我对他感激一笑:“谢了。”他把错都揽到自己身上,让大家以为是他的失误导致我们的出局,既保住我的面子,又能让我提前下场休息。
脸已经烧得不行,我觉得可能是发烧了,走出场下我就双腿发软,张小歌有眼力见地搬来一张凳子让我坐下。
荣有焉的助理又在那冷言冷语:“钟哥都还没坐呢……”
陈豫钟自己搬了一张椅子过来:“盐酸,来坐这张,有靠背,舒服点。”
“不不……啊,谢了。”我推不过他的好意,最终在某个人的冷哼声中陷到了椅子里。
张小歌去远处打了电话回来,和我说:“我和剧组请了假,你今晚就住这里,等等再去医院看看。”

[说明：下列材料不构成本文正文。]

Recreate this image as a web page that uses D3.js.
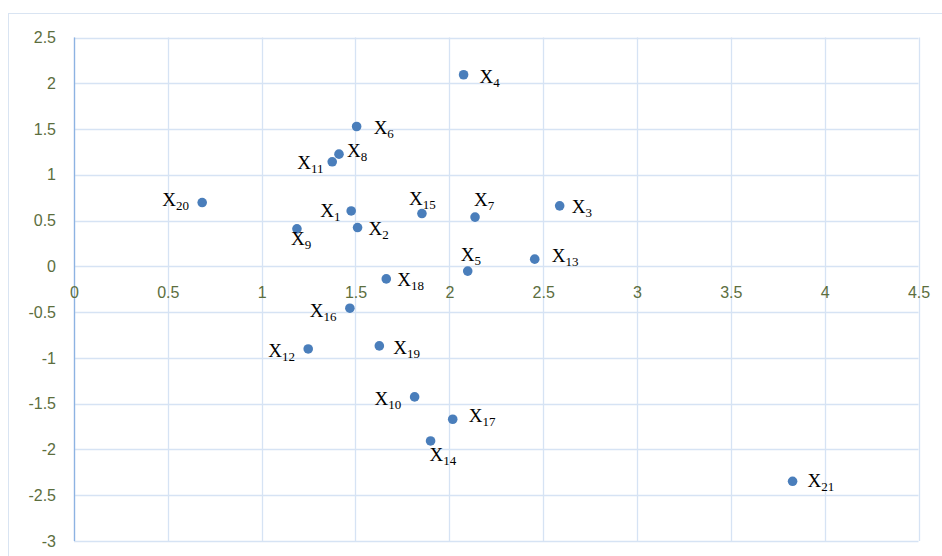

“还请假,不行!”我一听又急了,“你怎么老擅自替我做决定啊!”
张小歌翻翻白眼:“你都这样了回去也拍不了戏,还不如把身体养好。”
远处的柳勋看着我,神色复杂。
张小歌双手托腮和我一同望向柳勋:“实在不行……你就当我任性,想多看男神两眼吧。”
作者有话要说: 我和柳勋最大的问题,就是互相不把对方当回事,却又处处想着对方。